WHAT IS EXPECTED » Identify the lines bearing the string "this" and gather them.

INFORMATION PROVIDED »
- - - -
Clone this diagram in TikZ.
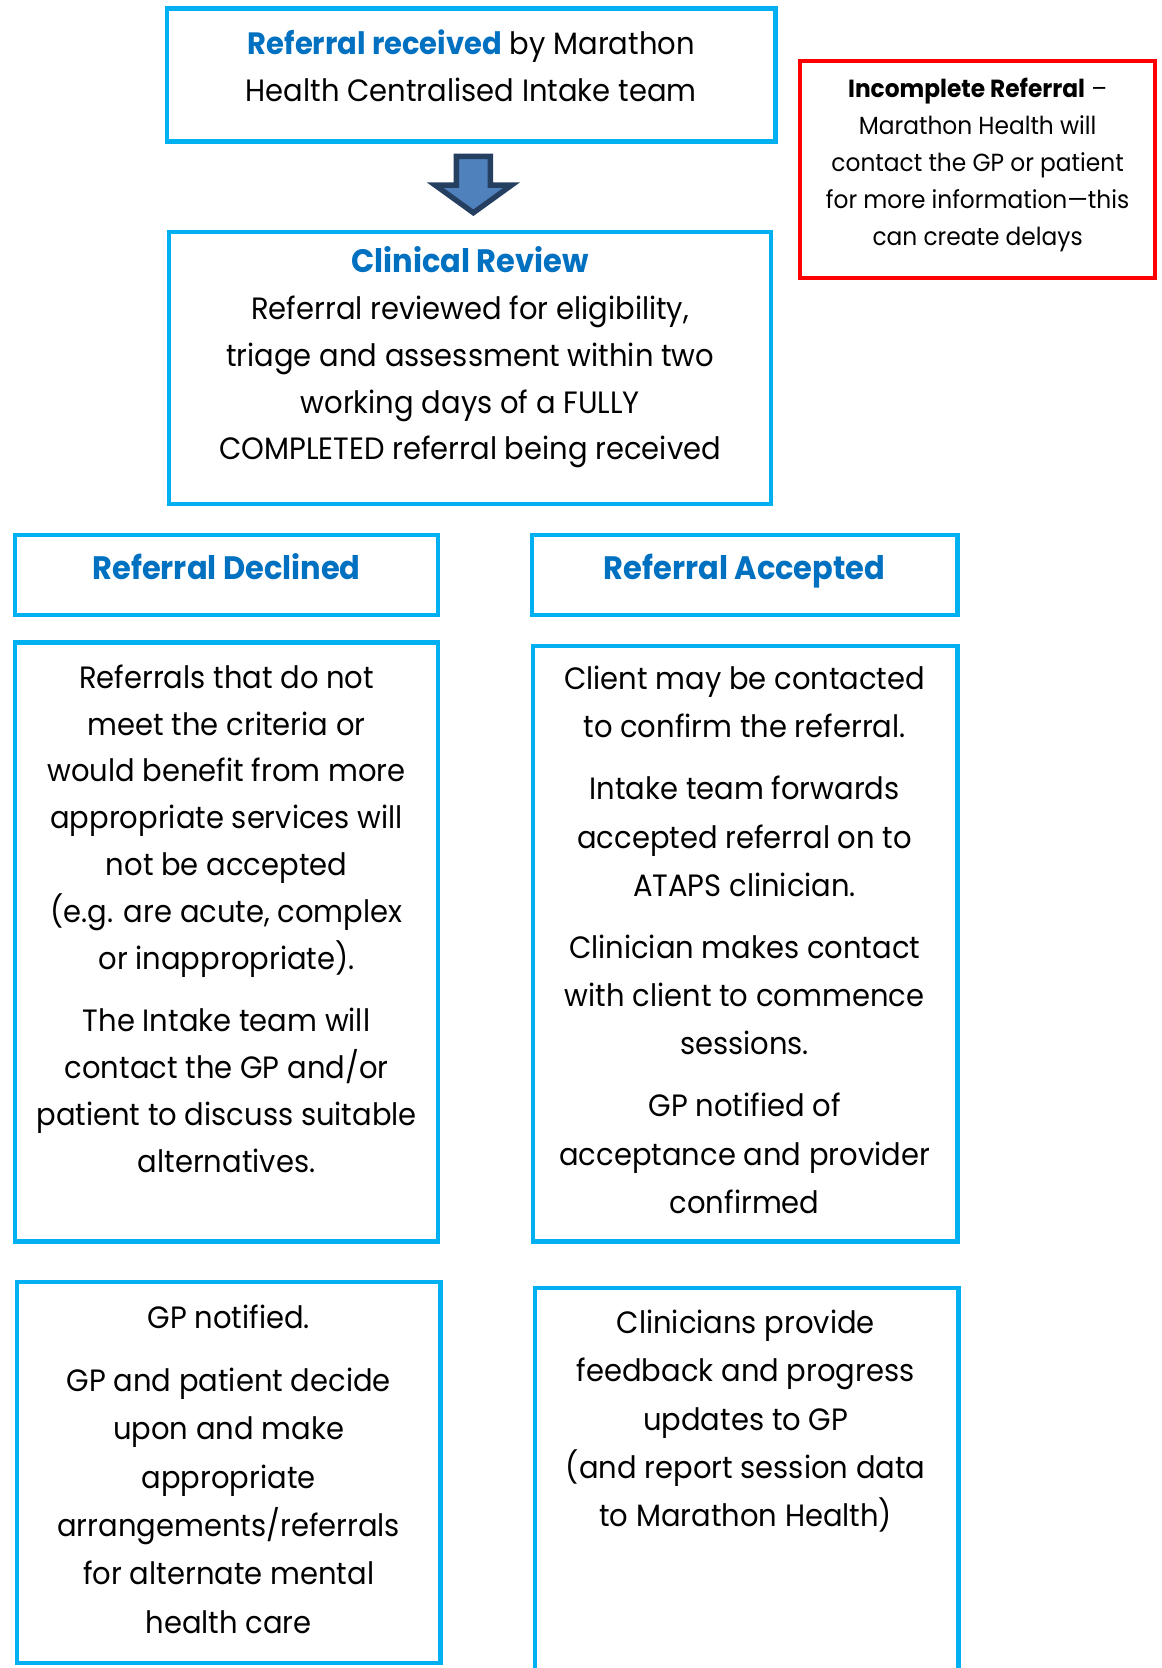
\documentclass[tikz,border=0pt]{standalone}
\usepackage{fontspec}
\setmainfont{Poppins}[FakeStretch=0.94]
\definecolor{cyanline}{HTML}{00B0F0}
\definecolor{titleblue}{HTML}{0070C0}
\definecolor{redline}{HTML}{FF0000}
\definecolor{arrowfill}{HTML}{4F81BD}
\definecolor{arrowline}{HTML}{243F60}
\tikzset{
  box/.style={draw=cyanline, line width=4pt, rectangle, inner sep=0pt, anchor=north west},
  redbox/.style={draw=redline, line width=4pt, rectangle, inner sep=0pt, anchor=north west},
  txt/.style={align=center, inner sep=0pt, font=\fontsize{29}{44}\selectfont},
  txtr/.style={align=center, inner sep=0pt, font=\fontsize{29}{45.5}\selectfont},
  smalltxt/.style={align=center, inner sep=0pt, font=\fontsize{23.3}{34.75}\selectfont},
  ttl/.style={align=center, inner sep=0pt, anchor=base, font=\fontsize{30.5}{44}\selectfont\bfseries, text=titleblue},
}
\begin{document}
\begin{tikzpicture}[x=1pt,y=-1pt]
\useasboundingbox (0,0) rectangle (1092,1568);
\clip (0,0) rectangle (1092,1568);
% top box
\node[box, minimum width=572, minimum height=125] (b1) at (155,6) {};
\node[txt] (t1) at (443,62) {{\color{titleblue}\bfseries Referral received} by Marathon\\Health Centralised Intake team};
% arrow
\draw[fill=arrowfill, draw=arrowline, line width=5pt, line join=miter]
  (429,147) -- (461,147) -- (461,174) -- (481,174) -- (445,200) -- (409,174) -- (429,174) -- cycle;
% clinical review
\node[box, minimum width=566, minimum height=256] (b2) at (157,216) {};
\node[txt] (t2) at (442,336) {{\color{titleblue}\bfseries\fontsize{30.5}{44}\selectfont Clinical Review}\\Referral reviewed for eligibility,\\triage and assessment within two\\working days of a FULLY\\COMPLETED referral being received};
% red box
\node[redbox, minimum width=334, minimum height=204] (r1) at (750,55) {};
\node[smalltxt] (tr) at (919,155) {{\bfseries Incomplete Referral} –\\Marathon Health will\\contact the GP or patient\\for more information—this\\can create delays};
% declined / accepted headers
\node[box, minimum width=398, minimum height=75] (bd) at (12,501) {};
\node[ttl] (td) at (213,545) {Referral Declined};
\node[box, minimum width=400, minimum height=75] (ba) at (498,501) {};
\node[ttl] (ta) at (700,545) {Referral Accepted};
% left big
\node[box, minimum width=398, minimum height=563] (bl) at (12,602) {};
\node[txt] (tl) at (213,863.5) {Referrals that do not\\meet the criteria or\\would benefit from more\\appropriate services will\\not be accepted\\(e.g. are acute, complex\\or inappropriate).\\[15pt]The Intake team will\\contact the GP and/or\\patient to discuss suitable\\alternatives.};
% right big
\node[box, minimum width=399, minimum height=560] (br) at (499,605) {};
\node[txtr] (tr2) at (700,883.5) {Client may be contacted\\to confirm the referral.\\[12.5pt]Intake team forwards\\accepted referral on to\\ATAPS clinician.\\[12.5pt]Clinician makes contact\\with client to commence\\sessions.\\[12.5pt]GP notified of\\acceptance and provider\\confirmed};
% left bottom
\node[box, minimum width=398, minimum height=358] (bl2) at (14,1203) {};
\node[txtr] (tl2) at (215,1381) {GP notified.\\[14pt]GP and patient decide\\upon and make\\appropriate\\arrangements/referrals\\for alternate mental\\health care};
% right bottom
\node[box, minimum width=398, minimum height=420] (br2) at (501,1209) {};
\node[txtr] (tr3) at (701,1336) {Clinicians provide\\feedback and progress\\updates to GP\\(and report session data\\to Marathon Health)};
\end{tikzpicture}
\end{document}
- - - -
SOLUTION »
Clone this diagram in TikZ.
\node[smalltxt] (tr) at (919,155) {{\bfseries Incomplete Referral} –\\Marathon Health will\\contact the GP or patient\\for more information—this\\can create delays};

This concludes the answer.